A Judge Rules Against an Uber Exec in the Ride-Share Giant’s Legal Spat With Alphabet

(Photo: Carl Court/Getty Images)

On Monday, a federal judge in Alphabet’s trade secrets lawsuit against Uber rejected a Fifth Amendment plea, ordering that basic details of an August 2016 due diligence report be included in court documents, ReCode reports. Waymo, Alphabet’s autonomous vehicle subsidiary, is accusing Uber of stealing files that detail designs for self-driving technology. Uber denies any wrongdoing.

Alphabet alleges that Anthony Levandowski stole 14,000 files from its self-driving car wing before he left in January of 2016 to start the autonomous trucking company Otto, which was purchased by Uber in August for $680 million. Uber and Waymo have been furiously racing against each other—and other carmakers—to launch the first market-ready self-driving vehicle technology.

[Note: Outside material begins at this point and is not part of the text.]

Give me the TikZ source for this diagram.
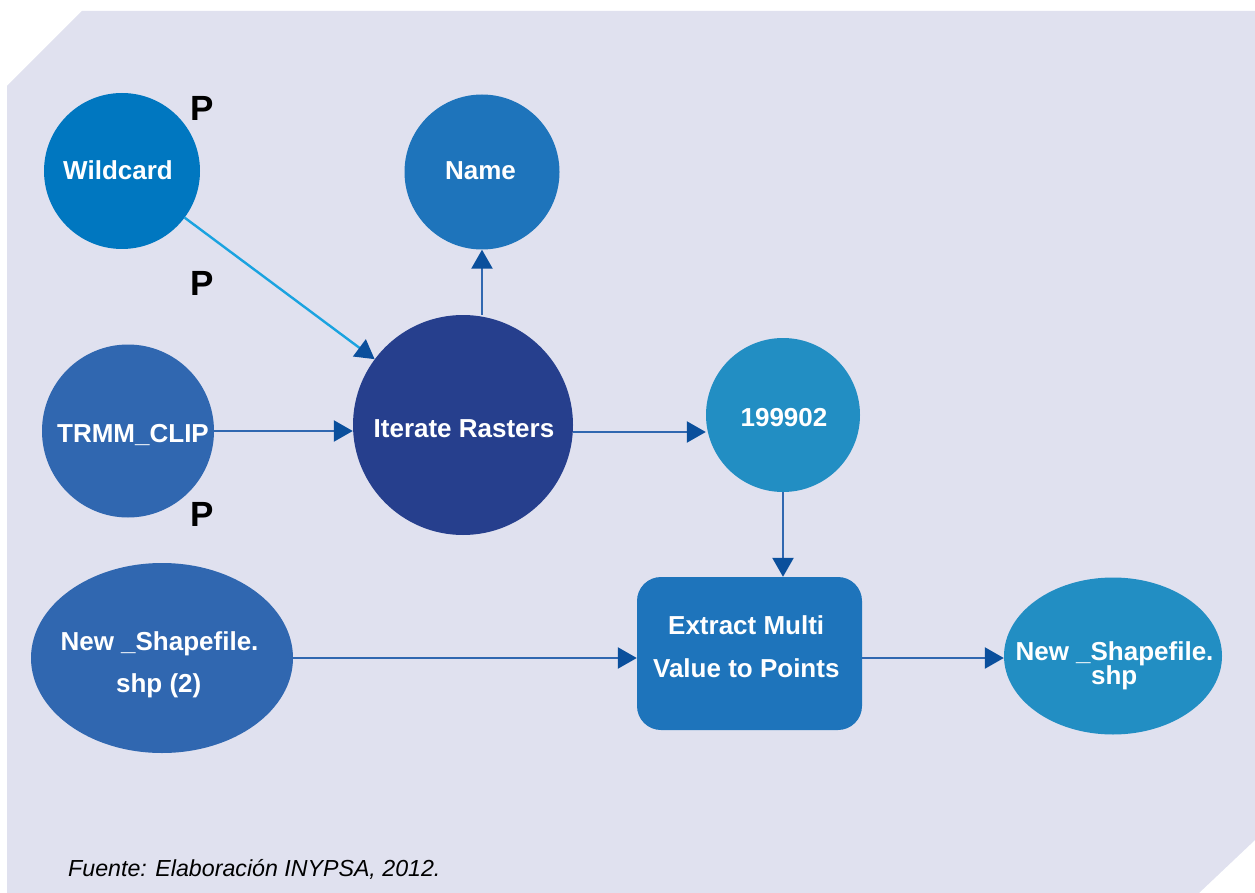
\documentclass[tikz,border=0pt]{standalone}
\usepackage{fontspec}
\setmainfont{Liberation Sans}
\usetikzlibrary{shapes.geometric,arrows.meta}

\definecolor{panel}{HTML}{E0E1EF}
\definecolor{cWild}{HTML}{0077C0}
\definecolor{cName}{HTML}{1E74BB}
\definecolor{cMid}{HTML}{3067B0}
\definecolor{cIter}{HTML}{263F8D}
\definecolor{cLight}{HTML}{228EC3}
\definecolor{cLine}{HTML}{3067B0}
\definecolor{cCyan}{HTML}{1AA3E0}
\definecolor{cTip}{HTML}{0A4F9C}

% a line of text in a zero-size box: centred horizontally at dx,
% baseline raised by dy, so the shape keeps exactly its own size
\newcommand\placetext[3]{\makebox[0pt]{\hspace*{#1}\hspace*{#1}\raisebox{#2}[0pt][0pt]{#3}}}

\tikzset{
  blob/.style={ellipse, inner sep=0pt, text=white,
    font=\fontsize{26}{30}\selectfont\bfseries},
  toolbox/.style={rectangle, rounded corners=24pt, inner sep=0pt, text=white,
    font=\fontsize{26}{30}\selectfont\bfseries},
  flag/.style={font=\fontsize{35}{35}\selectfont\bfseries, text=black, inner sep=0pt},
  link/.style={draw=cLine, line width=2.4pt,
    -{Triangle[length=19pt, width=21pt, color=cTip]}},
  linkcyan/.style={link, draw=cCyan},
}

\begin{document}
\begin{tikzpicture}[x=1pt, y=-1pt]
  \useasboundingbox (0,0) rectangle (1255,893);

  % background panel with clipped corners
  \fill[panel] (82,11) -- (1255,11) -- (1255,840) -- (1199,893)
               -- (7,893) -- (7,86) -- cycle;

  % model elements
  \node[blob, fill=cWild, minimum width=156pt, minimum height=156pt] (wild) at (122,171)
    {\placetext{-4pt}{-9pt}{Wildcard}};
  \node[blob, fill=cName, minimum width=155pt, minimum height=155pt] (name) at (482,172)
    {\placetext{-1.5pt}{-7.3pt}{Name}};
  \node[blob, fill=cMid, minimum width=172pt, minimum height=173pt] (trmm) at (128,431)
    {\placetext{5pt}{-11.7pt}{TRMM\_CLIP}};
  \node[blob, fill=cIter, minimum width=220pt, minimum height=220pt] (iter) at (463,425)
    {\placetext{1pt}{-12.3pt}{Iterate Rasters}};
  \node[blob, fill=cLight, minimum width=154pt, minimum height=154pt] (year) at (783,415)
    {\placetext{1pt}{-11.3pt}{199902}};
  \node[blob, fill=cMid, minimum width=262pt, minimum height=190pt] (shpin) at (162,658)
    {\placetext{-2.5pt}{8pt}{New \_Shapefile.}\placetext{-3.3pt}{-34.7pt}{shp (2)}};
  \node[toolbox, fill=cName, minimum width=225pt, minimum height=153pt] (extract) at (749.5,653.5)
    {\placetext{-3.3pt}{19.5pt}{Extract Multi}\placetext{-3.2pt}{-23.8pt}{Value to Points}};
  \node[blob, fill=cLight, minimum width=218pt, minimum height=157pt] (shpout) at (1113,656)
    {\placetext{1.5pt}{-4.7pt}{New \_Shapefile.}\placetext{1.2pt}{-28.3pt}{shp}};

  % parameter markers
  \node[flag] (p1) at (202,108) {P};
  \node[flag] (p2) at (202,283) {P};
  \node[flag] (p3) at (202,514) {P};

  % connectors
  \draw[linkcyan] (wild) -- (iter);
  \draw[link] (iter.north -| name.south) -- (name.south);
  \draw[link] (trmm.east) -- (trmm.east -| iter.west);
  \draw[link] ([yshift=-7pt]iter.east) -- ([yshift=-7pt]iter.east -| year.west);
  \draw[link] (year.south) -- (year.south |- extract.north);
  \draw[link] (shpin.east) -- (shpin.east -| extract.west);
  \draw[link] (shpin.east -| extract.east) -- (shpin.east -| shpout.west);

  % source note
  \node[anchor=base west, inner sep=0pt, font=\fontsize{23.2}{23.2}\selectfont\itshape] (src)
    at (68,876) {Fuente: Elaboración INYPSA, 2012.};
\end{tikzpicture}
\end{document}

A third party reportedly created the due diligence report when Uber purchased Otto; these reports are standard procedure for an acquisition, and would likely include potential legal issues that could arise from the purchase. Levandowski’s lawyers — not Uber — had attempted to use a broad application of the Fifth Amendment in part to block the report from being included in court, according to the New York Times. However, other than the basic details, the substance of the report will be redacted, for now. “There will be time enough to argue soon over whether the due diligence report itself must be produced,” ReCode reports the judge’s order said. “But for now that report must be put on a privilege log in the conventional way — without any of the redactions requested by counsel for Levandowski.”

On May 3rd, according to Axios, the court will hear arguments from both sides regarding Waymo’s request for a court injunction to halt Uber’s work on self-driving vehicles while the lawsuit is ongoing.